* Exercise brief
Reproduce exactly, with no pictures, each line from the opening of the material down through the line containing "0.008, 0.017, 0.001]".
◇ ◇ ◇ ◇ ◇ ◇ ◇
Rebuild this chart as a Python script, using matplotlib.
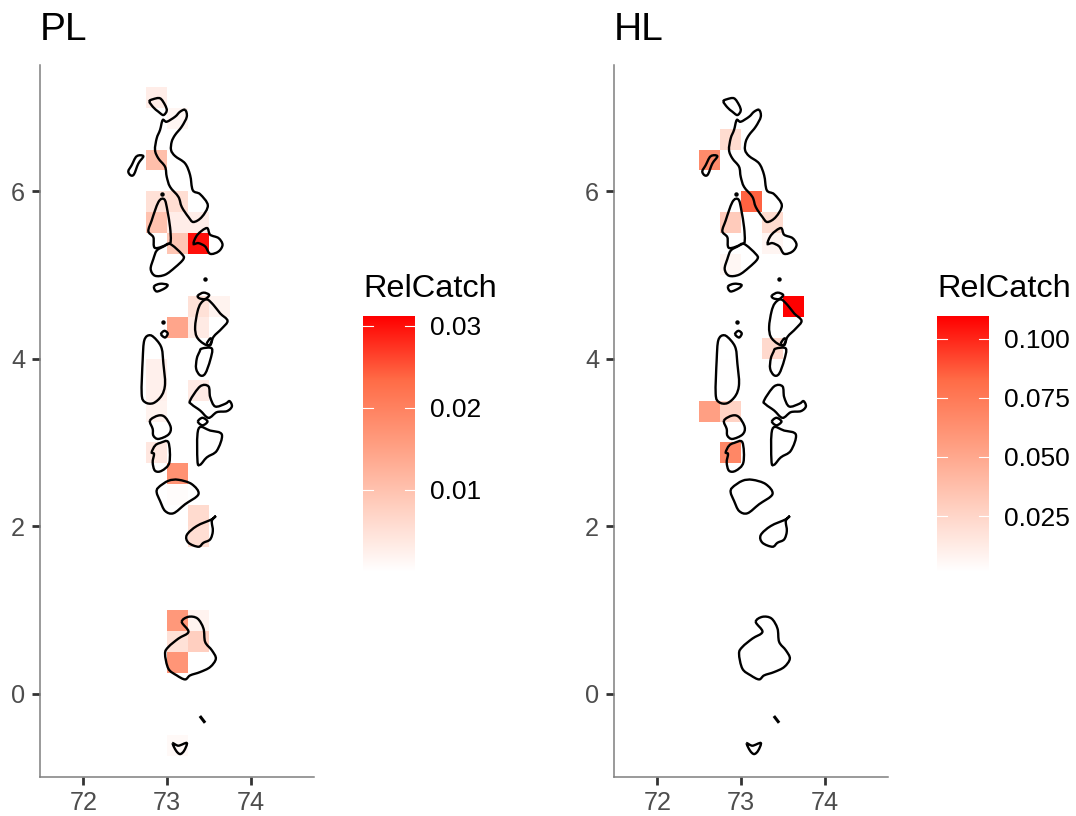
import matplotlib
matplotlib.use('Agg')
import matplotlib.pyplot as plt
from matplotlib.colors import LinearSegmentedColormap, Normalize
from matplotlib.path import Path
from matplotlib.patches import PathPatch
import numpy as np

plt.rcParams['font.family'] = ['Liberation Sans', 'DejaVu Sans']

# grid cells, centre lon / lat / relative catch
pl_lon = [72.875, 73.125, 72.875, 72.875, 73.125, 72.875, 73.125, 73.375, 73.125, 73.375,
          73.375, 73.625, 73.375, 73.125, 72.875, 72.875, 72.875, 73.375, 72.875, 73.125,
          73.125, 73.375, 73.375, 73.125, 73.375, 73.125, 73.375, 73.125, 73.125]
pl_lat = [7.125, 6.875, 6.375, 5.875, 5.875, 5.625, 5.625, 5.625, 5.375, 5.375,
          4.625, 4.625, 4.375, 4.375, 3.875, 3.625, 3.375, 3.625, 2.875, 2.625,
          2.375, 2.125, 1.875, 0.875, 0.875, 0.625, 0.625, 0.375, -0.625]
pl_val = [0.003, 0.0015, 0.0105, 0.005, 0.0055, 0.01, 0.003, 0.003, 0.0095, 0.03,
          0.005, 0.002, 0.0035, 0.0145, 0.0025, 0.0025, 0.002, 0.0035, 0.004, 0.0175,
          0.0005, 0.006, 0.0055, 0.0165, 0.002, 0.005, 0.008, 0.017, 0.001]

hl_lon = [72.875, 72.625, 73.125, 72.875, 73.375, 73.375, 72.875, 73.625,
          73.375, 72.875, 72.625, 72.875, 72.875]
hl_lat = [6.625, 6.375, 5.875, 5.625, 5.625, 5.375, 5.125, 4.625,
          4.125, 3.875, 3.375, 3.375, 2.875]
hl_val = [0.022, 0.066, 0.085, 0.031, 0.022, 0.007, 0.006, 0.1095,
          0.023, 0.002, 0.055, 0.027, 0.068]

pl_range = (0.0, 0.0312)
hl_range = (0.0013, 0.1097)
pl_breaks = [0.01, 0.02, 0.03]
hl_breaks = [0.025, 0.05, 0.075, 0.1]
pl_labels = ['0.01', '0.02', '0.03']
hl_labels = ['0.025', '0.050', '0.075', '0.100']

# atoll outlines (lon, lat)
islands = [
    [(72.789, 7.074), (72.829, 7.100), (72.917, 7.112), (72.977, 7.032), (72.997, 6.964),
     (72.957, 6.912), (72.897, 6.952), (72.837, 7.004)],
    [(73.217, 6.974), (73.237, 6.892), (73.177, 6.774), (73.097, 6.674), (73.057, 6.594),
     (73.049, 6.494), (73.097, 6.422), (73.217, 6.334), (73.277, 6.194), (73.309, 6.014),
     (73.397, 5.966), (73.489, 5.834), (73.417, 5.694), (73.317, 5.634), (73.257, 5.694),
     (73.177, 5.814), (73.137, 5.934), (73.037, 6.054), (72.997, 6.174), (72.977, 6.294),
     (72.897, 6.394), (72.857, 6.494), (72.877, 6.634), (72.917, 6.734), (72.949, 6.852),
     (72.997, 6.832), (73.097, 6.892), (73.157, 6.952)],
    [(72.637, 6.420), (72.717, 6.420), (72.657, 6.332), (72.605, 6.204), (72.565, 6.192),
     (72.537, 6.240), (72.577, 6.312)],
    [(72.937, 5.912), (72.977, 5.892), (73.005, 5.772), (73.037, 5.572), (73.045, 5.412),
     (73.017, 5.372), (72.857, 5.324), (72.837, 5.452), (72.777, 5.524), (72.817, 5.652),
     (72.857, 5.772), (72.897, 5.872)],
    [(73.037, 5.372), (73.177, 5.252), (73.197, 5.192), (73.097, 5.092), (72.977, 5.004),
     (72.857, 4.992), (72.805, 5.072), (72.837, 5.192), (72.877, 5.292), (72.957, 5.340)],
    [(73.317, 5.374), (73.365, 5.482), (73.477, 5.562), (73.517, 5.482), (73.617, 5.442),
     (73.665, 5.362), (73.617, 5.282), (73.517, 5.254), (73.457, 5.342), (73.377, 5.382)],
    [(72.845, 4.864), (72.917, 4.896), (73.005, 4.884), (72.977, 4.844), (72.877, 4.804)],
    [(73.369, 4.754), (73.437, 4.790), (73.505, 4.762), (73.457, 4.714), (73.389, 4.722)],
    [(73.477, 4.710), (73.557, 4.642), (73.637, 4.542), (73.725, 4.454), (73.657, 4.362),
     (73.557, 4.262), (73.517, 4.162), (73.437, 4.182), (73.357, 4.262), (73.337, 4.382),
     (73.365, 4.562), (73.405, 4.662)],
    [(73.477, 4.182), (73.517, 4.242), (73.537, 4.222), (73.509, 4.162)],
    [(73.417, 4.122), (73.537, 4.122), (73.517, 3.982), (73.457, 3.822), (73.397, 3.802),
     (73.349, 3.882), (73.357, 4.002), (73.389, 4.082)],
    [(72.929, 4.294), (72.969, 4.334), (73.009, 4.302), (72.977, 4.254)],
    [(72.797, 4.282), (72.877, 4.222), (72.937, 4.122), (72.957, 3.942), (72.977, 3.702),
     (72.937, 3.562), (72.837, 3.470), (72.737, 3.482), (72.697, 3.582), (72.709, 3.982),
     (72.729, 4.222)],
    [(73.277, 3.502), (73.397, 3.670), (73.497, 3.670), (73.517, 3.542), (73.577, 3.430),
     (73.697, 3.462), (73.749, 3.494), (73.777, 3.430), (73.717, 3.374), (73.597, 3.362),
     (73.497, 3.294), (73.397, 3.382), (73.297, 3.454)],
    [(73.370, 3.250), (73.425, 3.295), (73.485, 3.250), (73.425, 3.205)],
    [(72.797, 3.262), (72.897, 3.322), (72.977, 3.302), (73.045, 3.182), (73.017, 3.094),
     (72.897, 3.042), (72.837, 3.082), (72.829, 3.162)],
    [(73.377, 3.162), (73.517, 3.142), (73.657, 3.094), (73.597, 2.902), (73.477, 2.822),
     (73.397, 2.734), (73.365, 2.782)],
    [(72.857, 2.962), (72.917, 2.994), (73.017, 3.002), (73.029, 2.762), (72.937, 2.662),
     (72.857, 2.662), (72.829, 2.762), (72.845, 2.862), (72.817, 2.882)],
    [(72.897, 2.462), (73.017, 2.542), (73.137, 2.554), (73.297, 2.502), (73.377, 2.382),
     (73.217, 2.262), (73.077, 2.154), (72.977, 2.182), (72.917, 2.302), (72.877, 2.402)],
    [(73.585, 2.122), (73.537, 2.082), (73.357, 2.002), (73.237, 1.894), (73.257, 1.802),
     (73.377, 1.754), (73.437, 1.802), (73.517, 1.842), (73.549, 1.942), (73.537, 2.062)],
    [(73.177, 0.857), (73.257, 0.917), (73.365, 0.897), (73.437, 0.777), (73.457, 0.617),
     (73.537, 0.517), (73.585, 0.417), (73.517, 0.317), (73.397, 0.257), (73.277, 0.217),
     (73.217, 0.169), (73.117, 0.217), (73.017, 0.297), (72.977, 0.477), (73.017, 0.557),
     (73.137, 0.657), (73.257, 0.737)],
    [(73.069, -0.595), (73.137, -0.623), (73.237, -0.591), (73.205, -0.683), (73.157, -0.723),
     (73.109, -0.683)],
]
dots_lon = [72.937, 73.453, 72.949]
dots_lat = [5.964, 4.952, 4.434]
dash_lon = [73.405, 73.445]
dash_lat = [-0.283, -0.335]

W, H = 1076, 816
fig = plt.figure(figsize=(W / 100, H / 100), dpi=100)
ramp = LinearSegmentedColormap.from_list(
    'relcatch', ['#FFFFFF', '#FFD0C1', '#FF9E81', '#FF6C47', '#FF0000'])


def px_axes(left, top, right, bottom):
    return fig.add_axes([left / W, 1 - bottom / H, (right - left) / W, (bottom - top) / H])


def smooth_path(pts):
    # closed bezier curve through the read points
    pts = np.array(pts)
    prev_pts = np.roll(pts, 1, axis=0)
    next_pts = np.roll(pts, -1, axis=0)
    next2 = np.roll(pts, -2, axis=0)
    verts = [pts[0]]
    codes = [Path.MOVETO]
    for p0, p1, p2, p3 in zip(prev_pts, pts, next_pts, next2):
        verts += [p1 + (p2 - p0) / 6, p2 - (p3 - p1) / 6, p2]
        codes += [Path.CURVE4, Path.CURVE4, Path.CURVE4]
    return Path(verts, codes)


def map_panel(left, title, lon, lat, val, vrange):
    ax = px_axes(left, 65, left + 274, 777)
    norm = Normalize(*vrange)
    ax.bar(lon, 0.25, width=0.25, bottom=np.array(lat) - 0.125, color=ramp(norm(val)), linewidth=0)
    for pts in islands:
        ax.add_patch(PathPatch(smooth_path(pts), fill=False, edgecolor='black', linewidth=1.7))
    ax.plot(dots_lon, dots_lat, 'o', color='black', markersize=3.2, markeredgewidth=0)
    ax.plot(dash_lon, dash_lat, color='black', linewidth=2.2)
    ax.set_xlim(71.48, 74.76)
    ax.set_ylim(-0.997, 7.51)
    ax.set_xticks([72, 73, 74])
    ax.set_yticks([0, 2, 4, 6])
    ax.tick_params(labelsize=18.2, labelcolor='#4D4D4D', color='#333333', length=5.8, width=2)
    ax.tick_params(axis='x', pad=4)
    ax.tick_params(axis='y', pad=5)
    for s in ['top', 'right']:
        ax.spines[s].set_visible(False)
    for s in ['left', 'bottom']:
        ax.spines[s].set_color('#7F7F7F')
        ax.spines[s].set_linewidth(1.1)
    fig.text(left / W, 1 - 40 / H, title, fontsize=28, color='black', ha='left', va='baseline')
    return ax


def color_legend(left, vrange, breaks, labels):
    ax = px_axes(left, 316, left + 52, 572)
    grad = np.linspace(1, 0, 256).reshape(-1, 1)
    ax.imshow(grad, cmap=ramp, aspect='auto', extent=[0, 1, vrange[0], vrange[1]], vmin=0, vmax=1)
    for b in breaks:
        ax.plot([0, 0.2], [b, b], color='white', linewidth=0.8)
        ax.plot([0.8, 1], [b, b], color='white', linewidth=0.8)
    ax.set_xlim(0, 1)
    ax.set_ylim(*vrange)
    ax.set_xticks([])
    ax.yaxis.tick_right()
    ax.set_yticks(breaks)
    ax.set_yticklabels(labels)
    ax.tick_params(axis='y', length=0, labelsize=19, labelcolor='black', pad=11)
    for s in ax.spines.values():
        s.set_visible(False)
    fig.text(left / W, 1 - 297 / H, 'RelCatch', fontsize=23.4, color='black', ha='left', va='baseline')


map_panel(40, 'PL', pl_lon, pl_lat, pl_val, pl_range)
map_panel(614, 'HL', hl_lon, hl_lat, hl_val, hl_range)
color_legend(363, pl_range, pl_breaks, pl_labels)
color_legend(937, hl_range, hl_breaks, hl_labels)

fig.savefig('out.png', dpi=100)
◇ ◇ ◇ ◇ ◇ ◇ ◇
* Solved problem
Rebuild this chart as a Python script, using matplotlib.
import matplotlib
matplotlib.use('Agg')
import matplotlib.pyplot as plt
from matplotlib.colors import LinearSegmentedColormap, Normalize
from matplotlib.path import Path
from matplotlib.patches import PathPatch
import numpy as np

plt.rcParams['font.family'] = ['Liberation Sans', 'DejaVu Sans']

# grid cells, centre lon / lat / relative catch
pl_lon = [72.875, 73.125, 72.875, 72.875, 73.125, 72.875, 73.125, 73.375, 73.125, 73.375,
          73.375, 73.625, 73.375, 73.125, 72.875, 72.875, 72.875, 73.375, 72.875, 73.125,
          73.125, 73.375, 73.375, 73.125, 73.375, 73.125, 73.375, 73.125, 73.125]
pl_lat = [7.125, 6.875, 6.375, 5.875, 5.875, 5.625, 5.625, 5.625, 5.375, 5.375,
          4.625, 4.625, 4.375, 4.375, 3.875, 3.625, 3.375, 3.625, 2.875, 2.625,
          2.375, 2.125, 1.875, 0.875, 0.875, 0.625, 0.625, 0.375, -0.625]
pl_val = [0.003, 0.0015, 0.0105, 0.005, 0.0055, 0.01, 0.003, 0.003, 0.0095, 0.03,
          0.005, 0.002, 0.0035, 0.0145, 0.0025, 0.0025, 0.002, 0.0035, 0.004, 0.0175,
          0.0005, 0.006, 0.0055, 0.0165, 0.002, 0.005, 0.008, 0.017, 0.001]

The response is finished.